Abstract

The article is devoted to the assessment by modern Turkish researchers of the foreign policy of the Republic of Turkey on the eve of the Second World War. Therefore, in assessing the interwar period of Soviet-Turkish relations, there is a consensus between the “old” and “new” Turkish historiography, although some researchers note Ankara's desire to preserve a positive image of the USSR in the eyes of Turkish public opinion at all stages of Soviet-Turkish relations in the 1920s and 1940s. Today, Turkish historians turn their attention to the desire of the Turkish Republic to avoid war and to create a collective security system in the Eastern Mediterranean with the help of the European powers.

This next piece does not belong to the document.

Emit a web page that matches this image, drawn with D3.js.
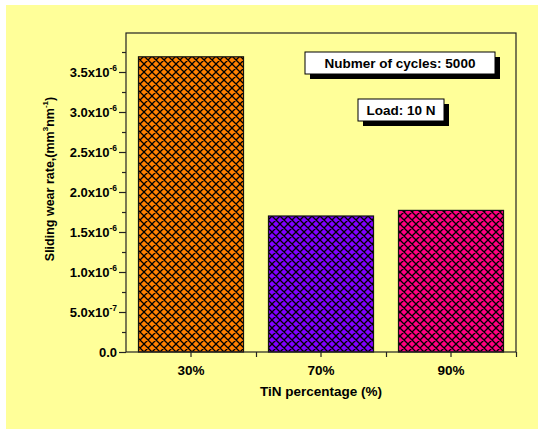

In Turkish studies, the position of the USSR looks provocative, since it is the Soviet Union is considered to be the culprit for the fact that a similar system was not extended to the Black Sea region. Turkish historians prefer not to focus on the fact that wishing to conclude a double agreement with the USSR and the Anglo-French alliance, Turkey itself sought to avoid entering the war, but admit that at the Moscow negotiations in 1939 the USSR defended its interests, and the Molotov Pact –Ribbentrop was the result of European politics. The Ankara agreement of 1939 is interpreted as the result of unsuccessful Moscow negotiations, but the agreement itself is seen as in the interests of Turkey. Such views are associated with the desire of some Turkish researchers to revise a number of existing concepts.